Alfred
Hitchcock es el más famoso y el más desconocido de los directores de cine. Que
tal paradoja no es infrecuente nos lo recuerda el ilustre caso de Charles
Foster Kane y su añorado trineo. Sin embargo, “el lado oculto del genio” no se
encuentra husmeando en macabras confidencias de alucinados biógrafos, ni en
reveladoras, enigmáticas y postreras palabras susurradas en el lecho de muerte.
Alfred Hitchcock, como todo gran artista, se reveló de forma indirecta en su
obra; una obra que no tuvo por fin revelar a Alfred Hitchcock. Su fin fue
revelarnos a nosotros mismos, en tanto que espectadores en el cine y en la vida.
Su influencia como artista se ha confesado o
señalado –por cierto que casi siempre sin fortuna- en innumerables películas.

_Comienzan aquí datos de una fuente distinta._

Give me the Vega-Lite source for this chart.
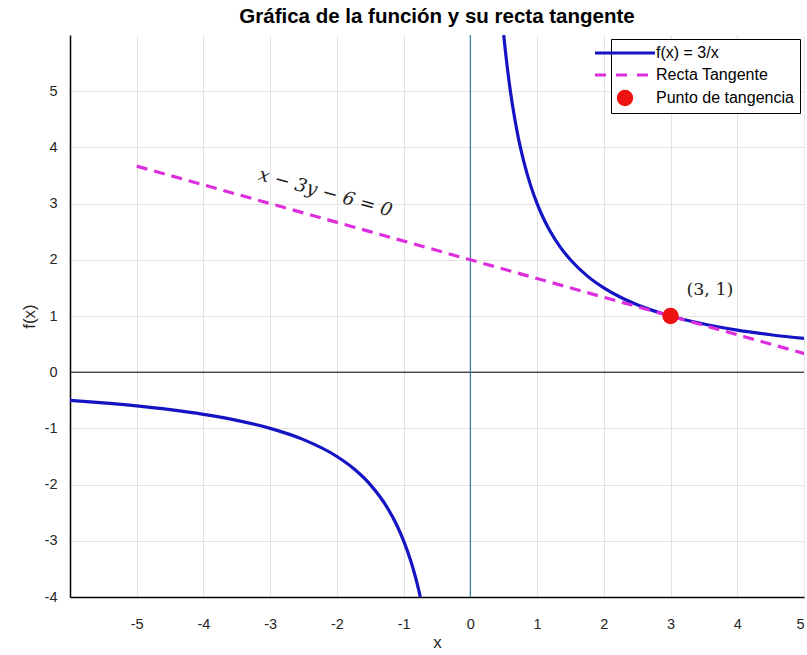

De hecho, a esta altura pareciera que ya está todo resuelto y decidido al
respecto, y cada nueva publicación, obra u homenaje, se comprueba, no hacen
sino repetir los lugares comunes de las anteriores, cuando no intentan innovar
mediante vueltas de tuerca tan torcidas que son la negación misma de la obra de
este director al que han mal interpretado. Pero es precisamente porque
advertimos que casi todo aquello se trata de “mucho ruido y pocas nueces”,
derroche de errores y, pocas veces, aciertos, de muchos que han sufrido el
vértigo sin llegar a subir a la cumbre donde el Hitchcock esencial los
esperaba, es por esto que nos proponemos desmontar el terreno transitado a la
vez que analizar la obra hitchcockiana en lo que tiene de distinguible y única.
Hitchcock es el poeta del Orden. Todos sus films
son la pugna entre el orden y el caos o entre la luz y la oscuridad, a través
de las angustiantes peripecias que sus personajes sufren, y nosotros con ellos.
Cumbres y mesetas de su obra serán recorridos en esta obra, para advertir hasta
qué punto la lucidez del director católico puede ayudar a desengañarnos de las
vanas presunciones que llevamos con nosotros, los curiosos hijos de Adán y Eva.